« Le fils », ou la descente aux enfers d’une mère
Emmanuelle Hiron interprète sobrement l’émouvant texte de Marine Bachelot Nguyen, jusqu’au 14 avril au Théâtre du Rond-Point.
Lumière. Une femme et un clavecin sur une scène vide. De puissants spots éclairent son visage, laissé au naturel, et sa silhouette simplement vêtue d’un jean et d’un chemisier pâle. Sa voix résonne dans la salle, puissante et évocatrice. De sa bouche, pêle-mêle, sortent les mots de son personnage et ceux de la narratrice. Car il s’agit là d’un monologue au service d’une histoire si tragique et pourtant si banale. Une jeune étudiante rencontre un étudiant de son âge sur les bancs de la fac, tous deux se marient et ouvrent une pharmacie dans un petit village de province. Deux enfants ne tardent pas à naître, avec deux ans d’écart, l’un tête brûlée et l’autre calme et docile. Déjà, au moment de l’accouchement, l’aîné, Anthony, se révèle sans douleur, tandis que le cadet, Cyril, nécessite une douloureuse césarienne que la mère vit comme un acte contre-nature. Le premier d’une longue série…
La trame de cette pièce de théâtre mise en scène d’après une idée originale de David Gauchard est la suivante : comment une personne, aimante et attentionnée, peut-elle se radicaliser jusqu’à pousser son fils à commettre l’irréparable ?

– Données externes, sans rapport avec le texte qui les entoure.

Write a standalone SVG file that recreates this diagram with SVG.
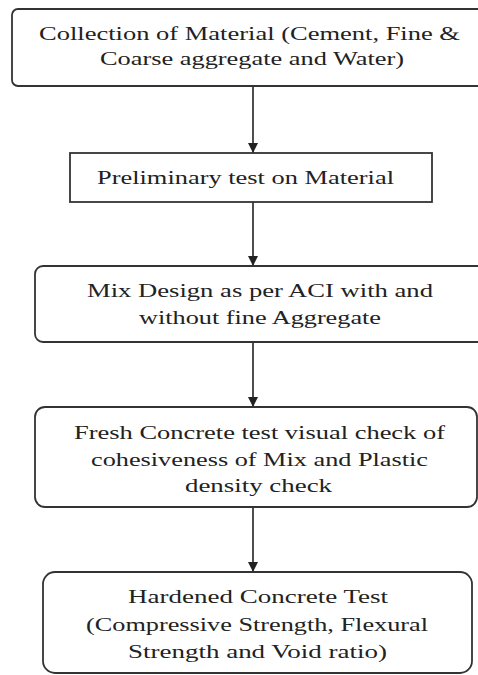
<svg xmlns="http://www.w3.org/2000/svg" width="478" height="675" viewBox="0 0 478 675">
<defs>
<style>
.box{fill:#fff;stroke:#333;stroke-width:1.8}
.t{font-family:'Liberation Serif','DejaVu Serif',serif;font-size:19px;fill:#222}
.c{stroke:#222;stroke-width:1.6;fill:none}
</style>
<marker id="ah" markerWidth="10" markerHeight="10" refX="10" refY="5" orient="auto" markerUnits="userSpaceOnUse" viewBox="0 0 10 10">
<path d="M0,0 L10,5 L0,10 Z" fill="#222"/>
</marker>
</defs>
<rect width="478" height="675" fill="#fff"/>
<g id="connectors">
<line class="c" x1="253" y1="86" x2="253" y2="153" marker-end="url(#ah)"/>
<line class="c" x1="253" y1="202" x2="253" y2="266" marker-end="url(#ah)"/>
<line class="c" x1="253" y1="342" x2="253" y2="407" marker-end="url(#ah)"/>
<line class="c" x1="253" y1="507" x2="253" y2="572" marker-end="url(#ah)"/>
</g>
<g id="n1">
<rect class="box" x="12" y="9" width="480" height="77" rx="6"/>
<text class="t" font-family="Liberation Serif, serif" x="39" y="40" textLength="421" lengthAdjust="spacingAndGlyphs">Collection of Material (Cement, Fine &amp;</text>
<text class="t" font-family="Liberation Serif, serif" x="100" y="65" textLength="304" lengthAdjust="spacingAndGlyphs">Coarse aggregate and Water)</text>
</g>
<g id="n2">
<rect class="box" x="70" y="153" width="362" height="49"/>
<text class="t" font-family="Liberation Serif, serif" x="97" y="184" textLength="297" lengthAdjust="spacingAndGlyphs">Preliminary test on Material</text>
</g>
<g id="n3">
<rect class="box" x="35" y="266" width="455" height="76" rx="8"/>
<text class="t" font-family="Liberation Serif, serif" x="87" y="297" textLength="346" lengthAdjust="spacingAndGlyphs">Mix Design as per ACI with and</text>
<text class="t" font-family="Liberation Serif, serif" x="139" y="324" textLength="242" lengthAdjust="spacingAndGlyphs">without fine Aggregate</text>
</g>
<g id="n4">
<rect class="box" x="35" y="407" width="442" height="100" rx="10"/>
<text class="t" font-family="Liberation Serif, serif" x="74" y="439" textLength="371" lengthAdjust="spacingAndGlyphs">Fresh Concrete test visual check of</text>
<text class="t" font-family="Liberation Serif, serif" x="91" y="466" textLength="337" lengthAdjust="spacingAndGlyphs">cohesiveness of Mix and Plastic</text>
<text class="t" font-family="Liberation Serif, serif" x="185" y="492" textLength="147" lengthAdjust="spacingAndGlyphs">density check</text>
</g>
<g id="n5">
<rect class="box" x="43" y="572" width="429" height="101" rx="12"/>
<text class="t" font-family="Liberation Serif, serif" x="128" y="603" textLength="260" lengthAdjust="spacingAndGlyphs">Hardened Concrete Test</text>
<text class="t" font-family="Liberation Serif, serif" x="86" y="631" textLength="342" lengthAdjust="spacingAndGlyphs">(Compressive Strength, Flexural</text>
<text class="t" font-family="Liberation Serif, serif" x="128" y="658" textLength="259" lengthAdjust="spacingAndGlyphs">Strength and Void ratio)</text>
</g>
</svg>
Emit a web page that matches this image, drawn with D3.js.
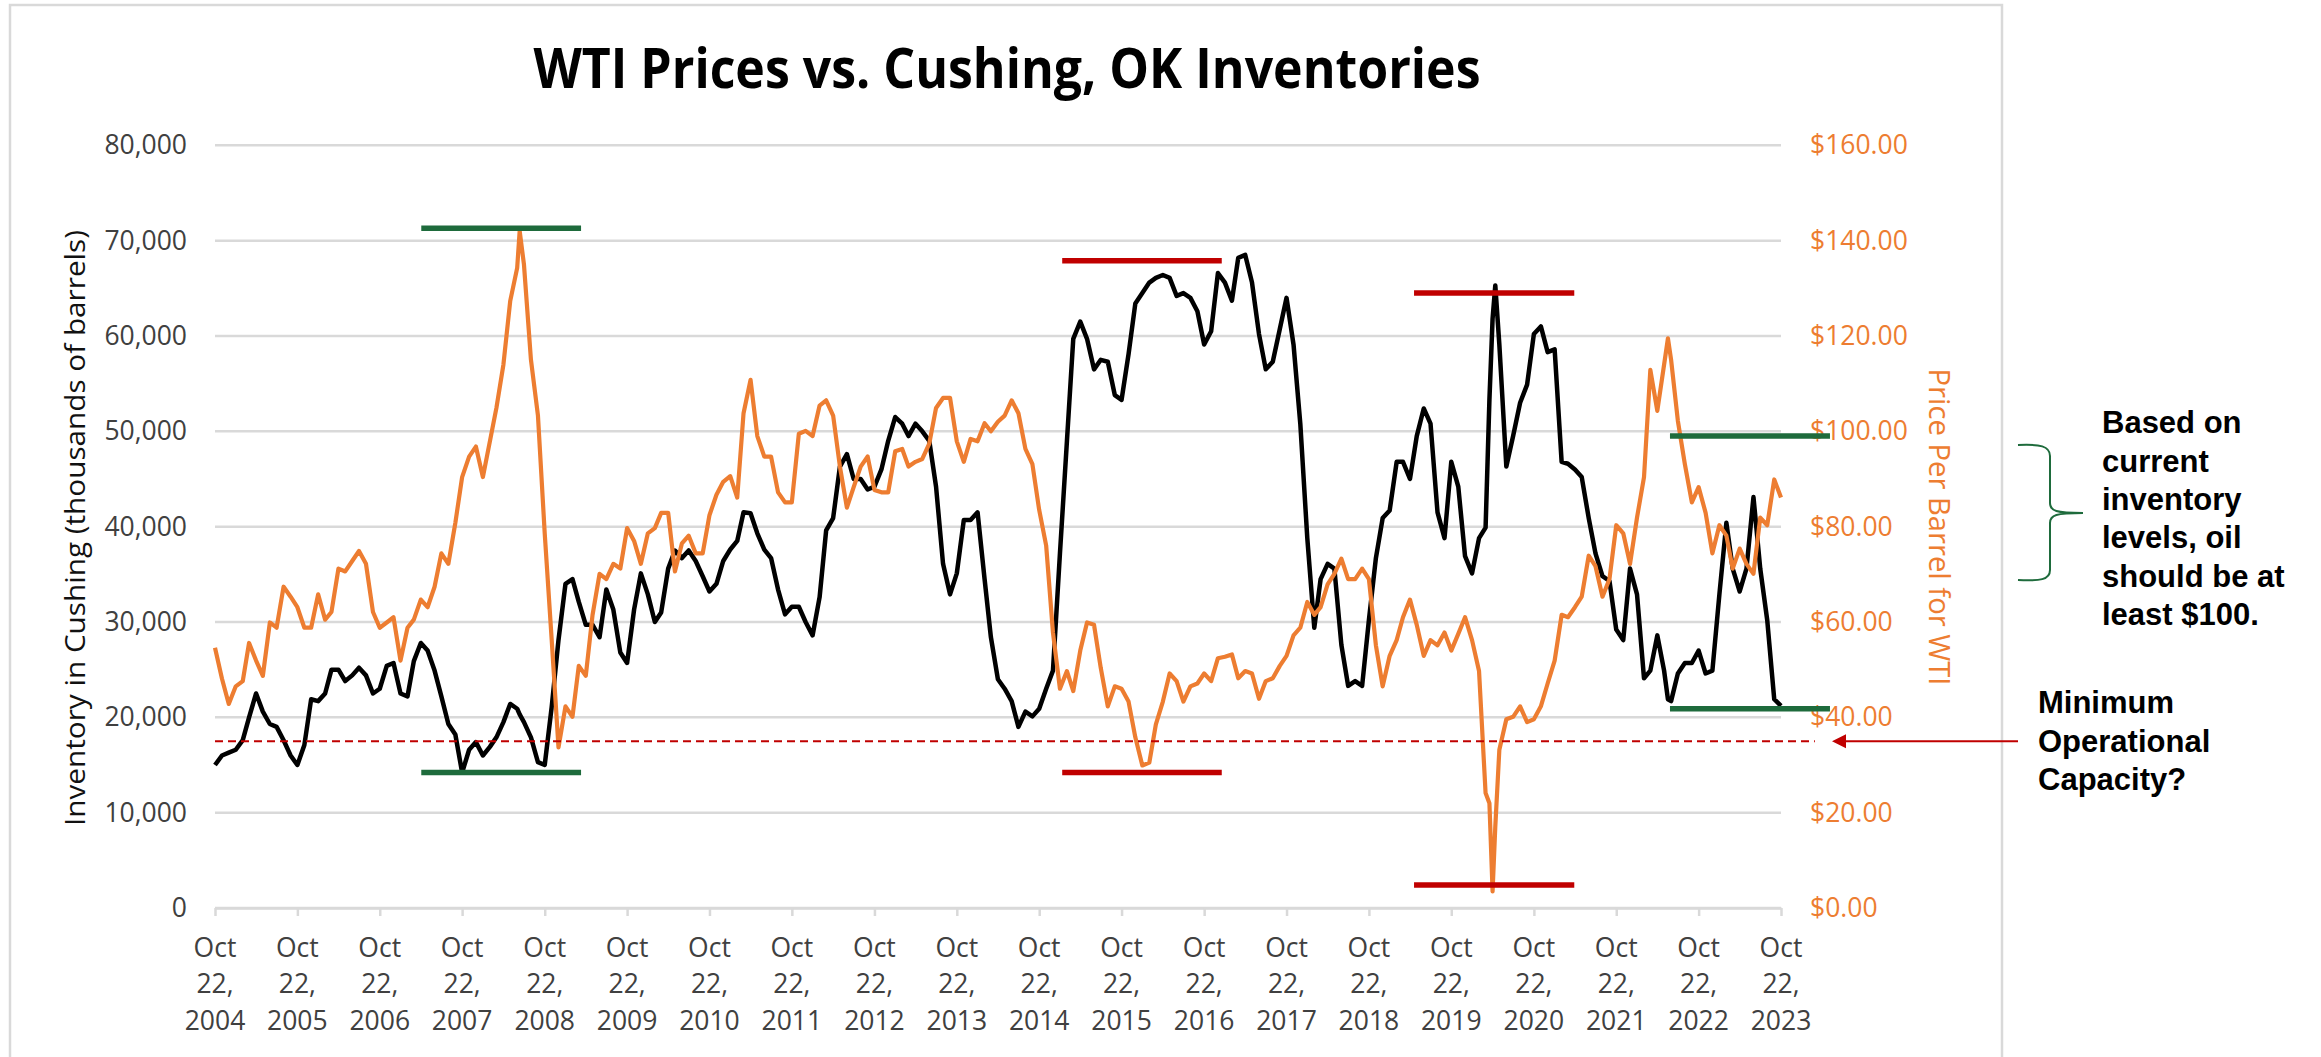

Écrite en réaction aux manifestations contre le Mariage pour tous au début des années 2010, ce texte de Marine Bachelot Nguyen permet de ressentir à la fois notre proximité et notre décalage avec le personnage de la mère. Ce n’est pas une femme que vous détesterez, comme ce pourrait être le cas avec une vision manichéenne. Elle n’est pas haïssable, juste entourée d’aficionados de la religion monothéiste à tendance radicale, à qui elle veut tant plaire que les copier lui semble la meilleure solution. Si l’épouse du chirurgien vote extrême droite, avec sa luxueuse maison et son parc immense, c’est qu’il doit y avoir une bonne raison, non ? Et puis, ce n’est pas si terrible, après tout. D’autant plus que cette dernière lui ouvre les portes de ses réunions médicales, et que dans sa bourgade où il y a si peu de loisirs, ce n’est pas une opportunité de sortir sur laquelle elle peut cracher. Même si ces dernières consistent essentiellement à refuser le mariage gay et le droit des couples mono-parentaux à l’adoption, ou encore le choix de l’avortement aux femmes. Une cause pour laquelle on peut facilement lutter, lorsque l’on oeuvre au comptoir d’une pharmacie et que l’on peut prétendre être en pénurie de pilules du lendemain.
Ce magnifique texte, oscillant entre désespoir, amour maternel, quête de sens, interjections et sobriété, s’accommode parfaitement au décor épuré au sein duquel il est déclamé. Seul bémol, les violents flashs des spots lumineux qui viennent ouvrir chaque nouveau « chapitre » de l’histoire et imitent une ampoule grillant alors qu’elle est au paroxysme de son intensité. L’effet est certes intéressant, mais il procure au coeur du spectateur sensible un désagréable soubresaut.